Research from the American Sociological Review finds gender stereotyping of jobs disadvantages both women and men.
It’s well established that people associate certain jobs with gender. Firefighters are male and nurses are female, for example. But what if an occupation, because it’s new to society, is viewed as neither male nor female?
The article, “The Effects of Gendered Occupational Roles on Men’s and Women’s Workplace Authority: Evidence from Microfinance,“ explores how a managerial role can become gender-stereotyped and the effect that has on the authority of both male and female managers.
Using a unique set of data from a microfinance bank in Central America, co-authors Laura Doering, McGill University, and Sarah Thébaud, University of California-Santa Barbara, found that clients quickly treated previously gender-ambiguous roles as if they were male- or female-typed, and gave more authority to the managers who filled the role when they associated the job with men rather than women.
The research also reveals that men are not immune to the disadvantages inherent in gender stereotyping. Although previous research has shown men generally are perceived as more competent managers than women, a man who steps into a female-typed role will experience a kind of trickle-down disadvantage, she explained.
“It’s an unusual case when we really can show empirical evidence for how gender stereotypes can disadvantage men,” Thébaud said. “In this instance, the men who happen to be coming into a role that is female-stereotyped are experiencing a real penalty. That is eye-opening and important because we often think, ‘Oh, gender stereotypes are bad because they disadvantage women.’ Well, no, they disadvantage everyone, and let’s think about ways that we can ameliorate that.”

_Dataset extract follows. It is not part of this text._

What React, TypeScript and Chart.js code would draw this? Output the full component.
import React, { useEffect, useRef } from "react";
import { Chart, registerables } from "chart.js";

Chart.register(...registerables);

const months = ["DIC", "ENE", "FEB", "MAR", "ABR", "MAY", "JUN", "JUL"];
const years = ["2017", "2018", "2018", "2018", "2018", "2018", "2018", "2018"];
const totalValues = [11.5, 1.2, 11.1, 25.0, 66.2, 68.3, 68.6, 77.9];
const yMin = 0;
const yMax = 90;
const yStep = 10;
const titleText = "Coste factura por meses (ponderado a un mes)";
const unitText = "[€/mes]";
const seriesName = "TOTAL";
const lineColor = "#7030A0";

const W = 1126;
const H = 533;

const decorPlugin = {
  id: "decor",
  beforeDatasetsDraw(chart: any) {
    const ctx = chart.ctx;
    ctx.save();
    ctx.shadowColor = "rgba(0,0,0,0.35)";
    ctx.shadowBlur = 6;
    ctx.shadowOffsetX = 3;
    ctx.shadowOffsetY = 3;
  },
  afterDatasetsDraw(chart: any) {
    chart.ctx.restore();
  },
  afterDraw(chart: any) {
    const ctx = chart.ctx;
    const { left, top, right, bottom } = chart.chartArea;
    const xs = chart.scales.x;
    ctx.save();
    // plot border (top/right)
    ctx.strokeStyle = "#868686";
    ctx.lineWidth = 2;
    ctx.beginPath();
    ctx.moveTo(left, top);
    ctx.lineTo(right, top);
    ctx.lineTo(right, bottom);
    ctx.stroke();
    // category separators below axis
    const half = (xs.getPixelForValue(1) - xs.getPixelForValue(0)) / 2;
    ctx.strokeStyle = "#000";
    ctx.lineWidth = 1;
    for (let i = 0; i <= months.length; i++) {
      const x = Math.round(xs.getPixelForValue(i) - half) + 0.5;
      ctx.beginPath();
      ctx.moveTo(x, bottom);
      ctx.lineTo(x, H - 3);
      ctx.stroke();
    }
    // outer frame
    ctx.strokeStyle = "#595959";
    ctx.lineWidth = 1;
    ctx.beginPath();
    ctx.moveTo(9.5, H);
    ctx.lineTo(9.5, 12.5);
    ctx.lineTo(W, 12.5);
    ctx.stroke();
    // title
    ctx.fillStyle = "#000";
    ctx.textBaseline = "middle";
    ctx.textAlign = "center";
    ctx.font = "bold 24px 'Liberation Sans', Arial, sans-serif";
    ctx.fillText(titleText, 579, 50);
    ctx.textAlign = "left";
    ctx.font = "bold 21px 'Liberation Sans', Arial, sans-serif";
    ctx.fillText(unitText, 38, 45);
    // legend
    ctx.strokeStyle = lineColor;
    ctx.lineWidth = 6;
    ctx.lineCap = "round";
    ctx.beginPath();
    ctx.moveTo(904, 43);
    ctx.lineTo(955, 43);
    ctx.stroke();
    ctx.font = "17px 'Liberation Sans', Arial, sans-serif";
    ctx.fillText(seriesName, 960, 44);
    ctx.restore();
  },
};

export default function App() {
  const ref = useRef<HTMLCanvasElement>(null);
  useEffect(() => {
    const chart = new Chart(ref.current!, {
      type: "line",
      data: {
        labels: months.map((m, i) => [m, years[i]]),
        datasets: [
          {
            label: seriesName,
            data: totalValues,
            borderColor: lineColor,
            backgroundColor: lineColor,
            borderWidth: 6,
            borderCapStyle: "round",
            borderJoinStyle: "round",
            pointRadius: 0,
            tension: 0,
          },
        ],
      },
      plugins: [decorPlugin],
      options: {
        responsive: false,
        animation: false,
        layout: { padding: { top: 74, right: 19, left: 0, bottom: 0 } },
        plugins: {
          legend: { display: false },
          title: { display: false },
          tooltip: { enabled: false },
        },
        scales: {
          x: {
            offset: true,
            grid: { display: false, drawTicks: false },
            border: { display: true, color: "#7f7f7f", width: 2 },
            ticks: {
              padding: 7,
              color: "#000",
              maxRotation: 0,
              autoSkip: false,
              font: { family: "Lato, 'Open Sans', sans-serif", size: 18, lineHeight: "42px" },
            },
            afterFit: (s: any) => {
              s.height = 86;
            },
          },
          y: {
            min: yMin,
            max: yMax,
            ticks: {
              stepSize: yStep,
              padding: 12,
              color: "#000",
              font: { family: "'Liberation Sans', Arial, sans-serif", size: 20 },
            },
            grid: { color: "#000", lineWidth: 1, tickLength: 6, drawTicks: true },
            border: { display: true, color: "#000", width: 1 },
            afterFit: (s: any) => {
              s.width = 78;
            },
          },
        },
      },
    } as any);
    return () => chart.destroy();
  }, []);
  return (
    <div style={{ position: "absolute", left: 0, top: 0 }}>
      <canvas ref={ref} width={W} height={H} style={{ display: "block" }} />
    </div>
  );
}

The deep trove of data from the microlending bank provided Doering and Thébaud a unique opportunity to study the gendering of occupational roles. For-profit microfinance is a relatively new phenomenon in Central America, and about half of the loan managers at the bank are women. These features mean that, when clients initially come to borrow money, they likely don’t come in with especially strong gender stereotypes about the loan manager role, Thébaud noted.
“What is striking is that it took interacting with one person to see how quickly the process of association can occur,“ said Doering.
The researchers found that clients quickly associated the gender of their initial manager with that occupation. Those who had male managers were more compliant — meaning they missed fewer payments — than clients with female managers. Thébaud said, “After adjusting for other factors that might affect repayment, such as credit history, clients are significantly more likely to miss payments to their first manager if that person happened to be a woman rather than a man.”
But, in a key twist, this gendered behavior also persisted over time for clients who were subsequently transferred to new managers. As Thébaud put it, “The gender of the first manager is a stronger predictor of behavior toward the second manager than the gender of the second manager is.” In other words, if a client’s original manager was a woman, that client will continue to attribute less authority to their loan manager, even if their subsequent manager is a man That client will remain relatively less compliant, regardless of the gender of the new manager.
This finding suggests that the cultural bias against female managers is something of a pre-existing condition. “It’s consistent with a lot of literature,” Thébaud explained. “Some studies have shown women can have an advantage in female-typed roles, but this is a managerial role, and in managerial roles you don’t so much see that effect as much because there’s something about managing. When women tell other people what to do, people don’t like it. It ruffles their feathers. We call it the backlash effect in the literature.”
What can be done? The authors suggest two actions that employers can take to combat this kind of gender bias. First, high-level managers could make public endorsements to bolster the authority and capabilities of individuals working in roles that are likely to be discounted on the basis of gender stereotypes. Second, employers might use more standardized criteria for the performance of both managers and the people who work for them — a strategy which has been shown to mitigate bias.